If elected, Baldwin said he would work to appeal the Affordable Care Act and instead, give businesses a tax deduction and employees a pre-tax alternative by setting up health care savings accounts and removing the current cap on these accounts.
Baldwin said he supports full energy independence, natural gas exportation, promoting wind and geothermal energy, and taking advantage of the Eagle Ford Shale.
Regarding education, Baldwin said he sees federal programs, such as PAIL grants as "extremely important."
"I know the value of education," Baldwin said. "I've seen education and we're behind."
He wants to see early education make a greater push on language and cultural training.
"Don't discount an independent," Baldwin said. "It's important to vote and important to research the candidate. Don't assume by a candidate being in a party that they stand for everything you stand for."
Tired of frustration with Washington, a Libertarian candidate from Corpus Christi is out to make a difference in Congress.

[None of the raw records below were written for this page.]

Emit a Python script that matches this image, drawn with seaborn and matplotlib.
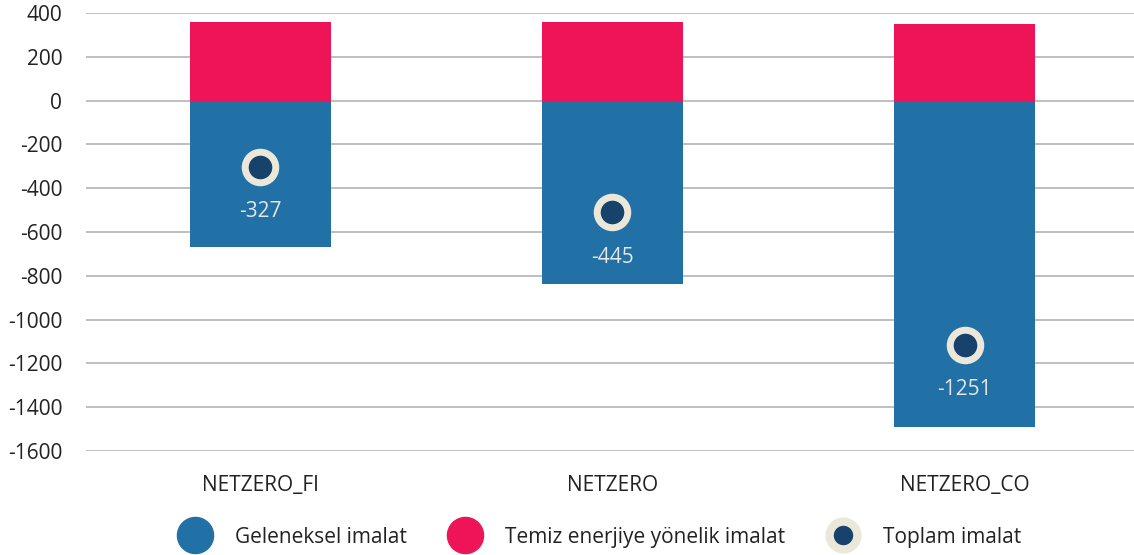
import matplotlib
matplotlib.use("Agg")
import matplotlib.pyplot as plt
from matplotlib.lines import Line2D
import seaborn as sns
import pandas as pd

scenarios = ["NETZERO_FI", "NETZERO", "NETZERO_CO"]
conventional = [-667, -838, -1489]
clean = [358, 358, 349]
total_pos = [-302, -509, -1116]
total_label = ["-327", "-445", "-1251"]

blue = "#2170a6"
pink = "#ee1458"
navy = "#16426b"
cream = "#ebe8da"

sns.set_style("white")
plt.rcParams['font.family'] = ['Open Sans', 'DejaVu Sans']
plt.rcParams['axes.unicode_minus'] = False

df = pd.DataFrame({"scenario": scenarios, "conv": conventional,
                   "clean": clean, "total": total_pos})

fig = plt.figure(figsize=(11.34, 5.55), dpi=100)
ax = fig.add_axes([0.0758, 0.1874, 0.93, 0.7892])

sns.barplot(data=df, x="scenario", y="conv", color=blue, width=0.4,
            saturation=1, linewidth=0, ax=ax, zorder=2)
sns.barplot(data=df, x="scenario", y="clean", color=pink, width=0.4,
            saturation=1, linewidth=0, ax=ax, zorder=2)
sns.stripplot(data=df, x="scenario", y="total", jitter=False, color=navy,
              size=22, edgecolor=cream, linewidth=5, ax=ax, zorder=4)

for i, (v, lab) in enumerate(zip(total_pos, total_label)):
    ax.annotate(lab, (i, v), xytext=(0, -45), textcoords="offset pixels",
                ha="center", va="center", color="#e6e6e6", fontsize=15, zorder=5)

ax.set_ylim(-1600, 400)
ax.set_xlim(-0.495, 2.5)
ax.set_yticks(range(-1600, 401, 200))
ax.yaxis.grid(True, color="#bfbfbf", linewidth=1.4, zorder=0)
ax.set_axisbelow(True)
for s in ax.spines.values():
    s.set_visible(False)
ax.tick_params(axis="both", length=0, labelsize=15, colors="#222222")
ax.tick_params(axis="y", pad=17)
ax.tick_params(axis="x", pad=17)
ax.set_xlabel("")
ax.set_ylabel("")

handles = [
    Line2D([], [], marker="o", linestyle="", markersize=26, markerfacecolor=blue,
           markeredgecolor=blue, label="Geleneksel imalat"),
    Line2D([], [], marker="o", linestyle="", markersize=26, markerfacecolor=pink,
           markeredgecolor=pink, label="Temiz enerjiye yönelik imalat"),
    Line2D([], [], marker="o", linestyle="", markersize=20, markerfacecolor=navy,
           markeredgecolor=cream, markeredgewidth=6, label="Toplam imalat"),
]
fig.legend(handles=handles, loc="center", bbox_to_anchor=(0.527, 0.032), ncol=3,
           frameon=False, fontsize=15, handletextpad=0.9, columnspacing=1.8,
           labelcolor="#222222")

fig.savefig("out.png", dpi=100)
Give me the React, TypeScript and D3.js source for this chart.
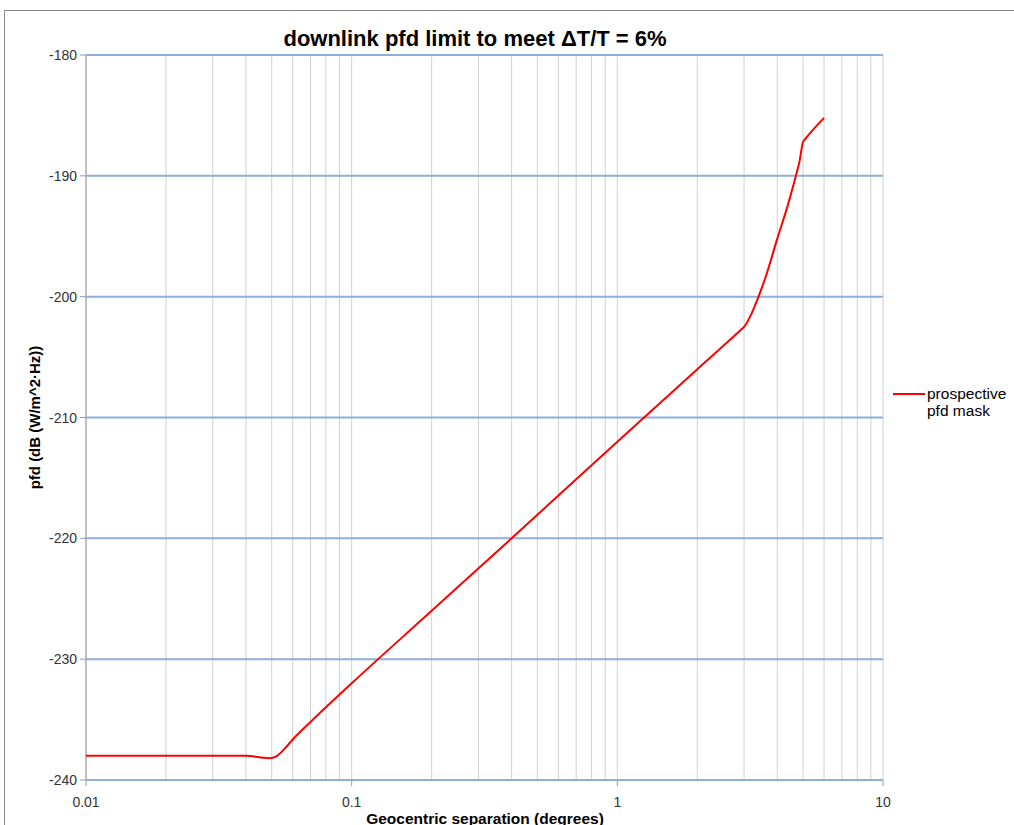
import React from 'react';
import * as d3 from 'd3';

// separation (degrees) and pfd mask (dB(W/m^2·Hz))
const separation = [
  0.01, 0.02, 0.03, 0.04, 0.046, 0.049, 0.052, 0.056, 0.06, 0.07, 0.1, 0.2, 0.4, 1, 2, 2.9,
  3, 3.2, 3.4, 3.6, 4, 4.4, 4.7, 4.85, 5, 5.1, 6,
];
const pfdMask = [
  -238, -238, -238, -238, -238.15, -238.2, -238.05, -237.4, -236.65, -235.2, -232, -226, -220, -212, -206, -202.8,
  -202.5, -201.4, -200, -198.5, -195.2, -192.3, -190, -188.8, -187.2, -186.95, -185.2,
];
const xTicks = [0.01, 0.1, 1, 10];
const xTickLabels = ['0.01', '0.1', '1', '10'];
const yTicks = [-180, -190, -200, -210, -220, -230, -240];

const W = 1014;
const H = 825;
const plot = { left: 86, right: 883, top: 55, bottom: 780 };

const App: React.FC = () => {
  const x = d3.scaleLog().domain([0.01, 10]).range([plot.left, plot.right]);
  const y = d3.scaleLinear().domain([-240, -180]).range([plot.bottom, plot.top]);

  // minor vertical grid: 1..9 in each decade
  const minor: number[] = [];
  [0.01, 0.1, 1].forEach(d => {
    for (let k = 1; k <= 9; k++) minor.push(d * k);
  });
  minor.push(10);

  const line = d3.line<number>()
    .x((_, i) => x(separation[i]))
    .y(d => y(d))
    .curve(d3.curveMonotoneX);

  const font = '"Liberation Sans", Arial, sans-serif';

  return (
    <svg width={W} height={H} style={{ position: 'absolute', left: 0, top: 0 }} fontFamily={font}>
      <rect x={0} y={0} width={W} height={H} fill="#fff" />
      <rect x={4.5} y={10.5} width={W + 10} height={H + 10} fill="none" stroke="#888" strokeWidth={1} />

      <text x={475} y={46} textAnchor="middle" fontSize={22} fontWeight="bold" fill="#000">
        downlink pfd limit to meet ΔT/T = 6%
      </text>

      {minor.map((v, i) => (
        <line key={'v' + i} x1={x(v)} x2={x(v)} y1={plot.top} y2={plot.bottom} stroke="#d0d0d0" strokeWidth={1} />
      ))}
      {xTicks.map((v, i) => (
        <line key={'xt' + i} x1={x(v)} x2={x(v)} y1={plot.bottom} y2={plot.bottom + 6} stroke="#999" strokeWidth={1} />
      ))}
      <line x1={plot.left} x2={plot.left} y1={plot.top} y2={plot.bottom} stroke="#999" strokeWidth={1} />
      {yTicks.map((v, i) => (
        <g key={'y' + i}>
          <line x1={plot.left} x2={plot.right} y1={y(v)} y2={y(v)} stroke="#8eaedb" strokeWidth={2} />
          <line x1={plot.left - 6} x2={plot.left} y1={y(v)} y2={y(v)} stroke="#999" strokeWidth={1} />
          <text x={plot.left - 9} y={y(v) + 5} textAnchor="end" fontSize={14} fill="#333">{v}</text>
        </g>
      ))}
      {xTicks.map((v, i) => (
        <text key={'xl' + i} x={x(v)} y={plot.bottom + 27} textAnchor="middle" fontSize={14} fill="#333">
          {xTickLabels[i]}
        </text>
      ))}

      <path d={line(pfdMask) || ''} fill="none" stroke="#ff0000" strokeWidth={2} />

      <text transform={`translate(40,${(plot.top + plot.bottom) / 2}) rotate(-90)`} textAnchor="middle"
        fontSize={15} fontWeight="bold" fill="#000">
        pfd (dB (W/m^2·Hz))
      </text>
      <text x={485} y={824} textAnchor="middle" fontSize={15.5} fontWeight="bold" fill="#000">
        Geocentric separation (degrees)
      </text>

      <line x1={893} x2={925} y1={394} y2={394} stroke="#ff0000" strokeWidth={2} />
      <text x={927} y={399} fontSize={15.5} fill="#000">prospective</text>
      <text x={927} y={416} fontSize={15.5} fill="#000">pfd mask</text>
    </svg>
  );
};

export default App;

Corrie Byrd, 27, of Corpus Christi, took a proactive approach, putting his name in the race.
"If you want to complain, at least do something about it," Byrd said. "Last year, about this time, they (Congress) were going through the budget crisis, no one was talking to each other, no one was budging. It made me say, 'Why not?'"
Byrd, a Ron Paul supporter, said he believes in smaller government and more personal freedoms and responsibility.
What he lacks in political experience, he said he makes up with common sense. He is an assistant manager at WalMart.
"I have a sense of urgency to get things done," Byrd said. "I know the importance of not being in debt. Our debt is out of control."
Byrd's No. 1 goal is to pass a balanced budget and build communication with other parties' representatives.
If elected, he said he would want to serve on an environmental committee.
"It affects this area so much with fracking, oil and natural gas," he said.
Byrd said he also wants to see more limits placed on water usage for the energy sector.
"It's taking a toll on the water in South Texas, draining our lakes and rivers," Byrd said. "Whenever you're draining our natural resources and it's killing the wildlife, that's when you need to look at whether it's worth it."
He said the amount of money spent on oil and gas production "is outrageous."
"I would try to implement a bill stating that we can't export more than we import, because last year, that's what we did," Byrd said. "We sold more oil to other countries than we actually sold to American consumers."
He said he supports the Affordable Care Act, but wants to get rid of the penalties.
"There's a way to solve the health care problem, but bickering against each other is where it hurts us," Byrd said.
Byrd recently enlisted in the U.S. Air Force and wants to continue becoming more involved in the political process and his district.
"This is where my aspiration is to serve the country in any way, shape or form," Byrd said.